Jerry writes of the missiles, “It is one of the very few remaining remnants of why the US bombed Laos. I got a couple of photos of the thing, and have never been able to choose which I like better - the (more artistically plain) guy taking a noontime siesta next to a missile, or the (more dark and arty) kids playing in its shadow.”
It is a tough call. Both are interesting and well made. Each conveys a sense of life going on with these odd gizmos. The second photo, of the man napping is more successful as an image but appears to have fewer elements to spend time with than the other image – read further for more thoughts on this. The first image is a little hard to read in the resolution I have but I’m assuming it’s possible to pull detail in the shadows. Its flaw is that it fells a bit too tight, as if the composition is to just get the people into the frame and nothing more. That creates pinch points at the girl’s elbow on the right and with the trees on the left.
I first heard of pinch points during painting composition class. The notion is that the mind and eye need to travel freely through or be stopped completely at the edges of a composition. The girl’s elbow creates a tension point that doesn’t fully stop travel through the frame, nor does it allow passage.

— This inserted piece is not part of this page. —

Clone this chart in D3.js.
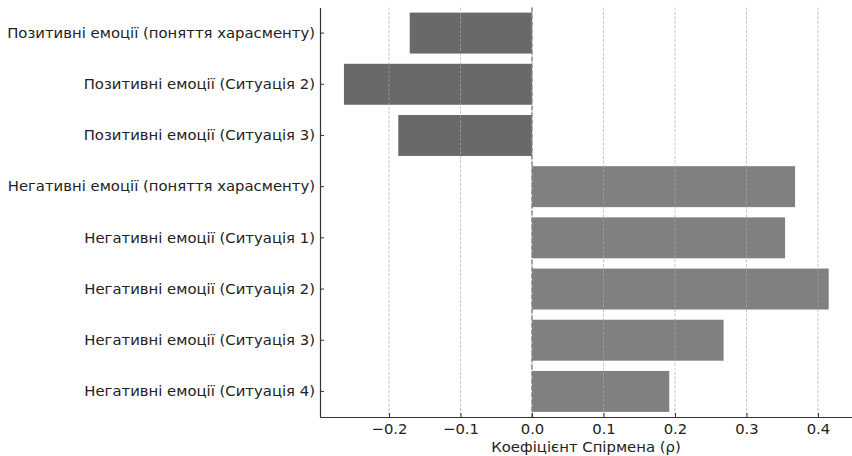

The same is true to a lesser extent in the second photo, the point below the sleeping man and the left side of the scooters.
In publishing environments, copy editors who put together inside pages often crop photos to the edge of whatever the dominant element of the frame is, essentially making the photos fit the frame in the same way they make a story fit the space available. Inevitably the crops create these uncomfortable-feeling, literal, bland photos out of what may have been interesting ones. So I also call this type of composition the copy editor crop.
These two photos are hardly that extreme. But if these two pictures do reflect a tendency to compose this way, I’d suggest that you loosen a bit or tighten a bit, in general. Just a tweak, not huge.
There’s another aspect to consider to these photos. Although there are more people and more activities in the first photo, in some ways the second one is more complex. I was reminded of how small things in a photo can say big things during a talk by Photographer Shawn Records at the Portland Art Museum yesterday. In the second photo, the man’s watch the fact he has no shoes on, the types and quality of scooters, the type of jean jacket, his haircut, how worn the dirt is all say something about this time and place that is unique to the moment.
And if we can say of a photograph, this is unique, then we’ve reached a pinnacle.